Era uma cena típica dos domingos nas
décadas de 70 e 80: logo ao amanhecer, as pessoas se dirigiam animadas à feira,
que na época se instalava na Rua Augusta Bastos. O vai e vem era constante —
gente com sacolas nas mãos, conversa fiada no ar e aquele burburinho acolhedor
que marcava o início do dia. Caminhonetes
encostavam para descarregar porcos, frangos e patos vivos, enquanto os
fregueses circulavam entre os espaços. Meu tio Alaor, sempre acompanhado da
família, também marcava presença, trazendo suas vassouras artesanais, pimentas
e outras verduras cultivadas com dedicação. Era o dia de comprar o frango ainda vivo, escolhido
com atenção, junto com um pé de gueroba — ou guariroba, como preferir —aquele
ingrediente que daria o sabor característico ao almoço de domingo.
A cena que sempre trago na lembrança é a das
pessoas voltando para casa com um frango vivo pendurado em uma mão e, na outra,
um pé de gueroba. Depois, havia sempre uma parada no armazém de alguém: um
pacote de macarrão — de preferência o número 5, o mais grosso —, pois o almoço
precisava ter “sustança”. Um pote de extrato de tomate, um pedaço ou mesmo um
pacotinho de queijo ralado e, para fechar com chave de ouro, uma Coca-Cola de
um litro, na clássica garrafa de vidro, chamada de “Coca Família”, guardada na
geladeira e que estalava ao ser aberta.
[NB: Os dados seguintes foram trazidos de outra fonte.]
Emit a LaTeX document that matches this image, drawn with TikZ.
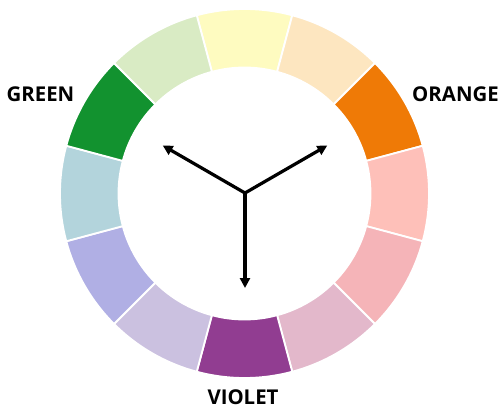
\documentclass[tikz,border=0pt]{standalone}
\usepackage{fontspec}
\setsansfont{Open Sans}
\usepackage{tikz}
\usetikzlibrary{arrows.meta, calc}
\definecolor{wheelyellow}{RGB}{254, 251, 192}
\definecolor{wheelpeach}{RGB}{253, 230, 192}
\definecolor{wheelorange}{RGB}{239, 122, 6}
\definecolor{wheelsalmon}{RGB}{254, 192, 185}
\definecolor{wheelpink}{RGB}{245, 180, 184}
\definecolor{wheelmauve}{RGB}{227, 184, 203}
\definecolor{wheelviolet}{RGB}{145, 61, 145}
\definecolor{wheellavender}{RGB}{203, 193, 224}
\definecolor{wheelperiwinkle}{RGB}{176, 175, 228}
\definecolor{wheelblue}{RGB}{179, 212, 220}
\definecolor{wheelgreen}{RGB}{18, 146, 47}
\definecolor{wheellime}{RGB}{217, 235, 196}

\begin{document}
\begin{tikzpicture}[
    x=0.025cm, y=0.025cm,
    font=\sffamily\bfseries\fontsize{14.5}{16}\selectfont,
    segment/.style={draw=white, line width=1.3pt},
    pointer/.style={-{Triangle[length=7pt, width=7pt]}, line width=2.3pt, black},
    colorname/.style={inner sep=0pt, text=black}
]
\useasboundingbox (-244.5,-214.5) rectangle (253.5,193.5);

% the twelve segments of the wheel
\foreach \col [count=\k from 0] in {wheelyellow, wheelpeach, wheelorange, wheelsalmon,
    wheelpink, wheelmauve, wheelviolet, wheellavender, wheelperiwinkle, wheelblue,
    wheelgreen, wheellime} {
    \pgfmathsetmacro{\a}{105-30*\k}
    \pgfmathsetmacro{\b}{75-30*\k}
    \filldraw[segment, fill=\col] (\a:184.5) arc[start angle=\a, end angle=\b, radius=184.5]
        -- (\b:126) arc[start angle=\b, end angle=\a, radius=126] -- cycle;
}

\coordinate (hub) at (0.5,0.5);
\coordinate (tipgreen) at ($(hub)+(150:95)$);
\coordinate (tiporange) at ($(hub)+(30:95)$);
\coordinate (tipviolet) at ($(hub)+(270:95)$);

\draw[pointer] (hub) -- (tipgreen);
\draw[pointer] (hub) -- (tiporange);
\draw[pointer] (hub) -- (tipviolet);

\node[colorname] (green) at (-204,99.5) {GREEN};
\node[colorname] (orange) at (211,99.5) {ORANGE};
\node[colorname] (violet) at (-1.5,-203.5) {VIOLET};
\end{tikzpicture}
\end{document}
Isso era festa. Era comum ver essas
cenas se repetindo a cada fim de semana. Eu mesmo presenciei muitas. Hoje, já
não se vê mais. A feira mudou, os hábitos mudaram, mas a memória... essa
continua viva.
Minha mãe, quando pedia para comprar o macarrão,
sempre fazia questão: “Traga o mais fino, de preferência o número 1.” Meu pai,
ao contrário, gostava mesmo era dos números maiores. Mas, para não a contrariar,
acabava comendo o fino com gosto — como quem cede por amor. A mãe não tinha
coragem de matar o frango, mas sempre havia uma vizinha prestativa disposta a
ajudar na tarefa de “destroncar” o pescoço do penoso. Lembro de um domingo,
mais precisamente em 1973. Morávamos na casa azul, de frente à Rádio Difusora.
Meu irmão mais novo, com seus dois anos, curioso, viu a mãe mergulhar o frango
no caldeirão de água fervente para depenar. Num piscar de olhos, ele fez o
mesmo e enfiou a mãozinha na água quente. Ficaram as marcas — tanto na pele
quanto na memória.
Geralmente, quando íamos às fazendas de amigos ou às festas na roça, era diferente – Ali, sim, usava-se o macarrão mais grosso, e meu pai se esbaldava com aquele sorriso de quem sabia aproveitar a simplicidade da vida. Quantas vezes fizemos isso... Era algo natural e corriqueiro. Tudo era mais próximo, mais convidativo. E a simplicidade fazia com que qualquer um que chegasse se sentisse parte da família. Tudo muito simples, mas de uma riqueza incomensurável.
Com o passar do tempo, as porteiras e os colchetes foram se fechando. A simplicidade foi sendo trocada pela ostentação, e tudo aquilo ficou apenas na recordação. Com o tempo, os lugares à mesa também foram mudando. Alguns ficaram vazios por motivos que a vida insiste em nos apresentar. Outros foram ocupados por novas presenças e novas histórias. Mas a saudade... essa permanece, silenciosa e bela.
A comida caseira tem esse poder: nos leva de volta
no tempo, abre a porta da memória e nos faz sentar novamente àquela mesa, entre
risos, barulho de talheres, o prato esmaltado e o cheiro bom vindo da cozinha.
O sabor mudou, o cardápio também. Mas a lembrança permanece — e, com ela, a
saudade de alguém. Porque, antigamente, o almoço de domingo era mais que uma
refeição. Era um ritual de amor, de união, de presença. Hoje, aprendemos a
reviver esses sentimentos em outros contextos, a saborear cada instante como um
presente. E é isso que torna a vida tão única e tão bela.